[START OF Recorded data]

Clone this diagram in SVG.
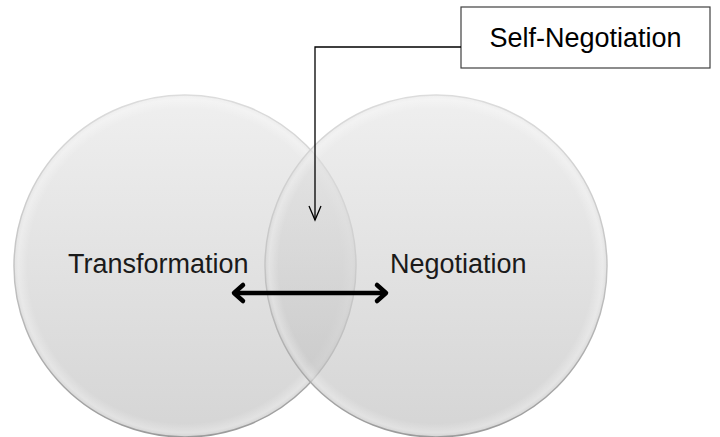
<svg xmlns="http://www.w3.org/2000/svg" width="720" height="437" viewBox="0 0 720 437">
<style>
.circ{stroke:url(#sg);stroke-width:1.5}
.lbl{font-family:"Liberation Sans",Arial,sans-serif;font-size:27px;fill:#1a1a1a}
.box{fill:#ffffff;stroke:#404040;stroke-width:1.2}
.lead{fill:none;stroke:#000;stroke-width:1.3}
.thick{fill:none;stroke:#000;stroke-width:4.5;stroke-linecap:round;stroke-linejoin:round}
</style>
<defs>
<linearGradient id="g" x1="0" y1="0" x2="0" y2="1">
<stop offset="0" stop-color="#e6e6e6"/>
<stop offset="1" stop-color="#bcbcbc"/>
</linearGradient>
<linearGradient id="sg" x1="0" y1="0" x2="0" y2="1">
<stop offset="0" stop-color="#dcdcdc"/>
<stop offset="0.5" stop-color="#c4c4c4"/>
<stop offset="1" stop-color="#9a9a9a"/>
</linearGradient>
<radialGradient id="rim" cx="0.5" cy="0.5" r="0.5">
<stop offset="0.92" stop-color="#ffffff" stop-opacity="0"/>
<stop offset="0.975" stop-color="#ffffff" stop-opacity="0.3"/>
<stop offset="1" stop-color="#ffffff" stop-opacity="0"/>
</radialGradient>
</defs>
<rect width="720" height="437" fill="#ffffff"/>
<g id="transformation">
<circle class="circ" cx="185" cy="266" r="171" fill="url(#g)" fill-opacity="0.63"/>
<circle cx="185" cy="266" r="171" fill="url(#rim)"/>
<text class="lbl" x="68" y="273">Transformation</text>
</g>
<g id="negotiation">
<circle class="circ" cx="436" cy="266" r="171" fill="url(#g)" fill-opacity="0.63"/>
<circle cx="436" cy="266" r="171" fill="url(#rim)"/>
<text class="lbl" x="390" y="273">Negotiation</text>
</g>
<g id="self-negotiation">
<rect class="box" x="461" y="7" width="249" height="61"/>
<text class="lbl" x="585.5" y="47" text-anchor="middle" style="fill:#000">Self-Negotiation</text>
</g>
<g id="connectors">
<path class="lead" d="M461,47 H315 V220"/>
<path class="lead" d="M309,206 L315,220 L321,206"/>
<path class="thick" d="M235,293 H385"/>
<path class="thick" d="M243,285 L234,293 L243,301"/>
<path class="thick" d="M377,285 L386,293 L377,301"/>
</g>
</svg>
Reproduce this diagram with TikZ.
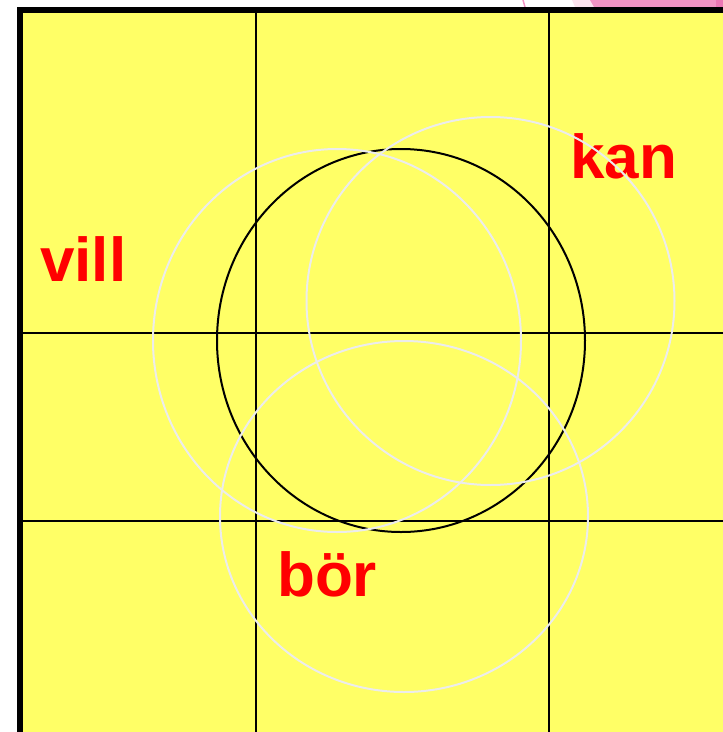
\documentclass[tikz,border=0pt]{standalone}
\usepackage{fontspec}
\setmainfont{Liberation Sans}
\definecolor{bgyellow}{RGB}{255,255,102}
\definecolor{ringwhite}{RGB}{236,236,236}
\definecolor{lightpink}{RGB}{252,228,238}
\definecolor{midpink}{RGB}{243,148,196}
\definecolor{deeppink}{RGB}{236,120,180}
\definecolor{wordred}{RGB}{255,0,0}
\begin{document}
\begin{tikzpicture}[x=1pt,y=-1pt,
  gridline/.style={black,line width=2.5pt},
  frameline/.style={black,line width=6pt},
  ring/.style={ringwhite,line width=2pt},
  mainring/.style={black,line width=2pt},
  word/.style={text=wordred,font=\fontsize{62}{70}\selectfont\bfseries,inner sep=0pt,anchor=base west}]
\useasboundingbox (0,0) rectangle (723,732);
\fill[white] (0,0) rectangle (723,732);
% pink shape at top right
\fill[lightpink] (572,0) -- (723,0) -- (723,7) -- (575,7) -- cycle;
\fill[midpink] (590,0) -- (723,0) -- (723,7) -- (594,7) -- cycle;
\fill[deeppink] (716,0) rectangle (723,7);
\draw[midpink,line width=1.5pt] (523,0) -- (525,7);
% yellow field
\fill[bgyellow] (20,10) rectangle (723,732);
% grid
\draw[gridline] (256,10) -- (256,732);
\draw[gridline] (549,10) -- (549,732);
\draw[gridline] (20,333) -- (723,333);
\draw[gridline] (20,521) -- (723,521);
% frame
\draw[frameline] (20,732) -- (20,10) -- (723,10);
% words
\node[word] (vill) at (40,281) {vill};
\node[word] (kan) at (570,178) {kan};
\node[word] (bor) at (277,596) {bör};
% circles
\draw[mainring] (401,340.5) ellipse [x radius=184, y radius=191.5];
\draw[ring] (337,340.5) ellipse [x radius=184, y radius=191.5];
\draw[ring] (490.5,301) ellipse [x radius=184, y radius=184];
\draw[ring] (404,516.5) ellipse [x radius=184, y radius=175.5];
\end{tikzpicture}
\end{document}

[END OF Recorded data]

_Directions for this task_
Above are records to transcribe exactly; leave their pictures out.

_Expected output_
Clone this diagram in SVG.
<svg xmlns="http://www.w3.org/2000/svg" width="720" height="437" viewBox="0 0 720 437">
<style>
.circ{stroke:url(#sg);stroke-width:1.5}
.lbl{font-family:"Liberation Sans",Arial,sans-serif;font-size:27px;fill:#1a1a1a}
.box{fill:#ffffff;stroke:#404040;stroke-width:1.2}
.lead{fill:none;stroke:#000;stroke-width:1.3}
.thick{fill:none;stroke:#000;stroke-width:4.5;stroke-linecap:round;stroke-linejoin:round}
</style>
<defs>
<linearGradient id="g" x1="0" y1="0" x2="0" y2="1">
<stop offset="0" stop-color="#e6e6e6"/>
<stop offset="1" stop-color="#bcbcbc"/>
</linearGradient>
<linearGradient id="sg" x1="0" y1="0" x2="0" y2="1">
<stop offset="0" stop-color="#dcdcdc"/>
<stop offset="0.5" stop-color="#c4c4c4"/>
<stop offset="1" stop-color="#9a9a9a"/>
</linearGradient>
<radialGradient id="rim" cx="0.5" cy="0.5" r="0.5">
<stop offset="0.92" stop-color="#ffffff" stop-opacity="0"/>
<stop offset="0.975" stop-color="#ffffff" stop-opacity="0.3"/>
<stop offset="1" stop-color="#ffffff" stop-opacity="0"/>
</radialGradient>
</defs>
<rect width="720" height="437" fill="#ffffff"/>
<g id="transformation">
<circle class="circ" cx="185" cy="266" r="171" fill="url(#g)" fill-opacity="0.63"/>
<circle cx="185" cy="266" r="171" fill="url(#rim)"/>
<text class="lbl" x="68" y="273">Transformation</text>
</g>
<g id="negotiation">
<circle class="circ" cx="436" cy="266" r="171" fill="url(#g)" fill-opacity="0.63"/>
<circle cx="436" cy="266" r="171" fill="url(#rim)"/>
<text class="lbl" x="390" y="273">Negotiation</text>
</g>
<g id="self-negotiation">
<rect class="box" x="461" y="7" width="249" height="61"/>
<text class="lbl" x="585.5" y="47" text-anchor="middle" style="fill:#000">Self-Negotiation</text>
</g>
<g id="connectors">
<path class="lead" d="M461,47 H315 V220"/>
<path class="lead" d="M309,206 L315,220 L321,206"/>
<path class="thick" d="M235,293 H385"/>
<path class="thick" d="M243,285 L234,293 L243,301"/>
<path class="thick" d="M377,285 L386,293 L377,301"/>
</g>
</svg>
Reproduce this diagram with TikZ.
\documentclass[tikz,border=0pt]{standalone}
\usepackage{fontspec}
\setmainfont{Liberation Sans}
\definecolor{bgyellow}{RGB}{255,255,102}
\definecolor{ringwhite}{RGB}{236,236,236}
\definecolor{lightpink}{RGB}{252,228,238}
\definecolor{midpink}{RGB}{243,148,196}
\definecolor{deeppink}{RGB}{236,120,180}
\definecolor{wordred}{RGB}{255,0,0}
\begin{document}
\begin{tikzpicture}[x=1pt,y=-1pt,
  gridline/.style={black,line width=2.5pt},
  frameline/.style={black,line width=6pt},
  ring/.style={ringwhite,line width=2pt},
  mainring/.style={black,line width=2pt},
  word/.style={text=wordred,font=\fontsize{62}{70}\selectfont\bfseries,inner sep=0pt,anchor=base west}]
\useasboundingbox (0,0) rectangle (723,732);
\fill[white] (0,0) rectangle (723,732);
% pink shape at top right
\fill[lightpink] (572,0) -- (723,0) -- (723,7) -- (575,7) -- cycle;
\fill[midpink] (590,0) -- (723,0) -- (723,7) -- (594,7) -- cycle;
\fill[deeppink] (716,0) rectangle (723,7);
\draw[midpink,line width=1.5pt] (523,0) -- (525,7);
% yellow field
\fill[bgyellow] (20,10) rectangle (723,732);
% grid
\draw[gridline] (256,10) -- (256,732);
\draw[gridline] (549,10) -- (549,732);
\draw[gridline] (20,333) -- (723,333);
\draw[gridline] (20,521) -- (723,521);
% frame
\draw[frameline] (20,732) -- (20,10) -- (723,10);
% words
\node[word] (vill) at (40,281) {vill};
\node[word] (kan) at (570,178) {kan};
\node[word] (bor) at (277,596) {bör};
% circles
\draw[mainring] (401,340.5) ellipse [x radius=184, y radius=191.5];
\draw[ring] (337,340.5) ellipse [x radius=184, y radius=191.5];
\draw[ring] (490.5,301) ellipse [x radius=184, y radius=184];
\draw[ring] (404,516.5) ellipse [x radius=184, y radius=175.5];
\end{tikzpicture}
\end{document}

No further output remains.